Backups with bup

Fri, Jan 27 2012 - 5 minute read

I’m thinking about backups once more, and thought I would take a look at bup. Bup’s claim to fame (and the reason I first heard about it) is that it’s a git based backup system, or rather it uses the git repository format, with its own tools to make it deal with large files effectively. The more I looked at it, the more I realized that bup being git-based isn’t the main feature. Bup has a rolling checksum algorithm similar to rsync and splits up files so that only changes are backed up, even in the case of large files. This also has a nice side effect: you get deduplication of data for free. This includes space efficient backups of VM images, and files across multiple computers (the OS files are almost identical). I have two laptops with the same data (git repositories, photos, other work) on both of them, and multiple VM images used for testing, so the ability to have block level deduplication in backups sounded ideal.

Bup can also generate par2 files for error recovery, and has commands to verify/recover corrupted backups. This is a useful feature given that bup goes to great lengths to ensure that each piece of data is only stored once.

My old backups were with rsnapshot, and as it happened, bup has a conversion tool for this, so the first step was to move them over to using bup. The command do to this is bup import-rsnapshot, but this didn’t quite work for me and gave an error when running bup save. Thankfully there is a dry-run option which prints out the commands that bup uses, and because rsnapshot backups direct copies of the files, what bup does is basically back up the backup.

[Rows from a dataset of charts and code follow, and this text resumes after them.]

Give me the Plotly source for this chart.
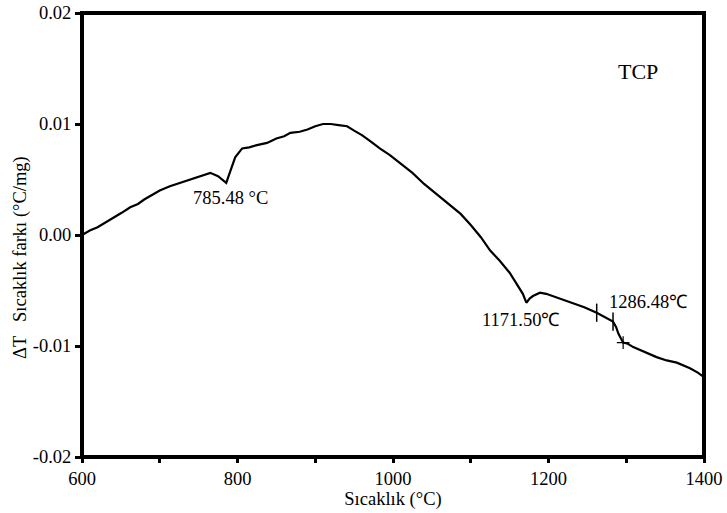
import plotly.graph_objects as go

# DTA curve of TCP: temperature (°C) vs. temperature difference (°C/mg)
temperature = [600, 610, 620, 630, 640, 651, 662, 672, 680, 690, 700, 713, 726, 735,
               745, 755, 765, 775, 785.5, 790, 797, 806, 815, 825, 838, 850, 860,
               868, 880, 890, 900, 910, 920, 930, 941, 950, 960, 972, 983, 996,
               1009, 1025, 1040, 1056, 1073, 1087, 1100, 1113, 1125, 1137, 1150,
               1160, 1167, 1171.5, 1176, 1180, 1189, 1197, 1205, 1218, 1231, 1246,
               1262, 1272, 1283, 1287, 1290, 1296, 1302, 1309, 1322, 1339, 1352,
               1365, 1382, 1392, 1400]
delta_t = [0.0000, 0.0004, 0.0007, 0.0011, 0.0015, 0.0020, 0.0025, 0.0028, 0.0032,
           0.0036, 0.0040, 0.0044, 0.0047, 0.0049, 0.0051, 0.0053, 0.0056, 0.0053,
           0.0047, 0.0056, 0.0070, 0.0078, 0.0079, 0.0081, 0.0083, 0.0087, 0.0089,
           0.0092, 0.0093, 0.0095, 0.0098, 0.0100, 0.0100, 0.0099, 0.0098, 0.0094,
           0.0090, 0.0084, 0.0078, 0.0072, 0.0065, 0.0056, 0.0046, 0.0037, 0.0027,
           0.0019, 0.0009, -0.0002, -0.0014, -0.0023, -0.0034, -0.0045, -0.0053,
           -0.0061, -0.0057, -0.0055, -0.0052, -0.0053, -0.0055, -0.0058, -0.0061,
           -0.0065, -0.0070, -0.0074, -0.0078, -0.0083, -0.0089, -0.0097, -0.0098,
           -0.0101, -0.0105, -0.0110, -0.0113, -0.0115, -0.0120, -0.0124, -0.0128]

# Onset markers on the curve
onset_t = [1262, 1283]
onset_y = [-0.0070, -0.0078]
cross_t = [1296]
cross_y = [-0.0097]

# Peak labels
peak_labels = ["785.48 °C", "1171.50℃", "1286.48℃"]
peak_label_x = [785.5, 1171.5, 1286.48]
peak_label_y = [0.0047, -0.0061, -0.0078]

x_ticks = [600, 700, 800, 900, 1000, 1100, 1200, 1300, 1400]
x_ticktext = ["600", "", "800", "", "1000", "", "1200", "", "1400"]
y_ticks = [-0.02, -0.01, 0.00, 0.01, 0.02]
y_ticktext = ["-0.02", "-0.01", "0.00", "0.01", "0.02"]

FONT = "Liberation Serif, Times New Roman, serif"

fig = go.Figure()
fig.add_trace(go.Scatter(x=temperature, y=delta_t, mode="lines",
                         line=dict(color="black", width=2.2), showlegend=False))
fig.add_trace(go.Scatter(x=onset_t, y=onset_y, mode="markers",
                         marker=dict(symbol="line-ns", size=13,
                                     line=dict(color="black", width=1.5)),
                         showlegend=False))
fig.add_trace(go.Scatter(x=cross_t, y=cross_y, mode="markers",
                         marker=dict(symbol="cross-thin", size=9,
                                     line=dict(color="black", width=1.2)),
                         showlegend=False))

# peak annotations, offsets in pixels relative to the marked point
offsets = [(4, 15), (-6, 17), (32, -20)]
for txt, px, py, (dx, dy) in zip(peak_labels, peak_label_x, peak_label_y, offsets):
    fig.add_annotation(x=px, y=py, text=txt, showarrow=False,
                       xshift=dx, yshift=-dy,
                       font=dict(family=FONT, size=18.5, color="black"))

fig.add_annotation(x=0.93, y=0.9, xref="paper", yref="paper", text="TCP",
                   showarrow=False, font=dict(family=FONT, size=22, color="black"))

fig.add_annotation(x=-0.1, y=0.45, xref="paper", yref="paper",
                   xanchor="center", yanchor="middle",
                   text="ΔT&nbsp;&nbsp; Sıcaklık farkı (°C/mg)", textangle=-90,
                   showarrow=False, font=dict(family=FONT, size=18.5, color="black"))

# heavy plot frame
fig.add_shape(type="rect", xref="paper", yref="paper", x0=0, y0=0, x1=1, y1=1,
              line=dict(color="black", width=4), layer="above")

fig.update_layout(
    width=727, height=513,
    margin=dict(l=82, r=23, t=13, b=56, autoexpand=False),
    paper_bgcolor="white", plot_bgcolor="white",
    font=dict(family=FONT, size=18.5, color="black"),
    xaxis=dict(range=[600, 1400], tickvals=x_ticks, ticktext=x_ticktext,
               ticks="outside", ticklen=5, tickwidth=3, tickcolor="black",
               showgrid=False, zeroline=False, showline=False, automargin=False,
               title=dict(text="Sıcaklık (°C)", standoff=0,
                          font=dict(family=FONT, size=18.5))),
    yaxis=dict(range=[-0.02, 0.02], tickvals=y_ticks, ticktext=y_ticktext,
               ticks="outside", ticklen=6, tickwidth=3, tickcolor="black",
               showgrid=False, zeroline=False, showline=False, automargin=False),
)

fig.write_html("out.html")
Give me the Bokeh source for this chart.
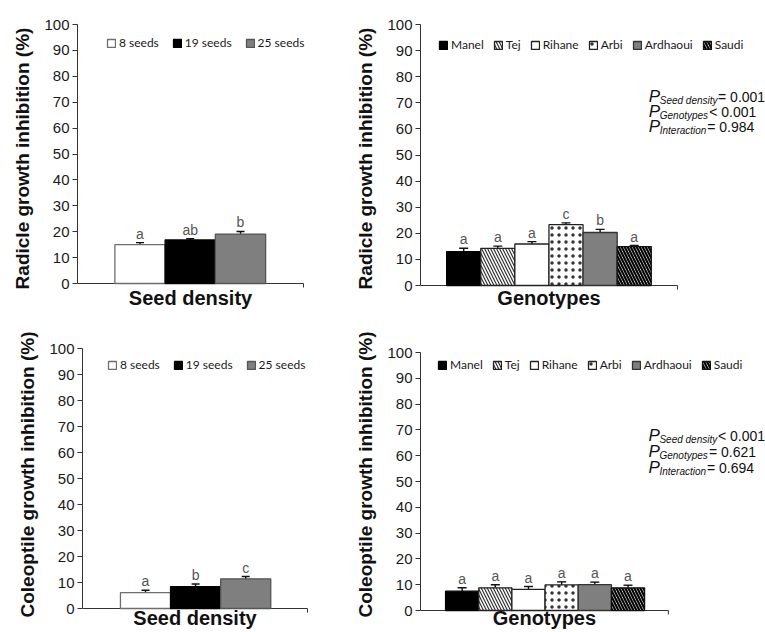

So I ended up running:

export BUP_DIR=/bup
/usr/bin/bup index -ux -f bupindex.rigel.tmp manual.0/rigel/
/usr/bin/bup save --strip --date=1314714851 -f bupindex.rigel.tmp \
    -n rigel manual.0/rigel/

The two bup commands were directly output from the import-rsnapshot command, and I did this multiple times for each backup I had.

Next was to take the initial backup from my laptop. This was actually a different laptop from the one I took the rsnapshot backups with, but I’d copied over a lot of the data and wanted to see how well the dedup feature worked. As can be seen with the rsnapshot import, taking a backup is actually two steps, bup index followed by bup save. The index command generates a list of files to back up, while the save command actually does it. The documentation gives a couple of reasons for splitting this in to two steps, mainly that it allows you to use a different method (such as inotify) to generate and update the index, and it also allows you to only generate the list of files once if you are backing up to multiple locations. This separation of duties appeals to the tinkerer in me, but it would still have been nice to have a shortcut ‘just back it up’ command, similar to how git pull is a combination of git fetch and git merge.

The commands to take a backup are:

export BUP_DIR=/bup
bup index -ux --exclude=/bup /
bup save -n procyon /

First, I set the backup directory to /bup. What I’m doing here is backing up locally (and copying to an external hard drive later), but you can also pass the -r option to back up directly to a remote server via ssh.

I also pass the -x option to bup index to limit it to one filesystem, and also exclude the backup directory itself from the backup.

Next, the bup save command actually performs that backup. I passed in the hostname of my laptop (procyon) as the name of the backup set. Multiple backups can have the same name, and they show up as multiple git commits, so a hostname is a good choice for the name of the backup set.

As I mentioned above, bup can make use of par2 to generate parity files. This is a separate step, and is done using the bup fsck command:

bup fsck -g -j4

The -g option generates the par2 files, and the -j 4 option means run up to 4 par2 jobs at the same time. Generating parity files is CPU intensive, so I set it to twice the number of CPUs in my system. I have hyperthreading turned on, and it saturated all 4 ‘virtual’ CPUs. Once this was done, I ended up with several .par2 files in the /bup/objects/pack directory (this is a git repository, and all data is stored in the objects/ dir.

And the results? Bup used 30GB for 2 original backups from rsnapshot (rsnapshot used 26GB and 37GB for the first and second backups, and this was taking into account identical files). Then, when I backed up my 2nd laptop (with approx 40GB used at the time) the size of the bup backup increased by only 4GB. This backup of my laptop included a 5GB ubuntu VM image that didn’t exist in the previous snapshots, so bup must have been able to deal with the duplicate data from the image and the live OS.

All of this sounds amazing, but of course there are a few downsides, all of which are spelled out pretty plainly in the bup README:

no metadata - these are backups of my personal laptop, and I’ll be restoring either single files, or reinstalling and copying over files as I need them, so losing permissions/file ownership etc. isn’t a big deal for me. However, this feature is supposed to be coming soon.
no way to prune old backups - this is another feature that is coming soon, but given that I’m a pack rat, rarely deleting old data, and the dedup feature, I’m not too concerned for the moment.
bup is relatively new and immature. This shows both in the possible bugs I encountered above, the lack of what some might consider essential features, and the somewhat low level command usage (separate index, save and fsck commands). This is easily worked around however, and is likely to improve in future.

That said, if you can live with the above limitations, and want incredible space savings for your backups (especially across multiple computers), then I would suggest giving bup a try.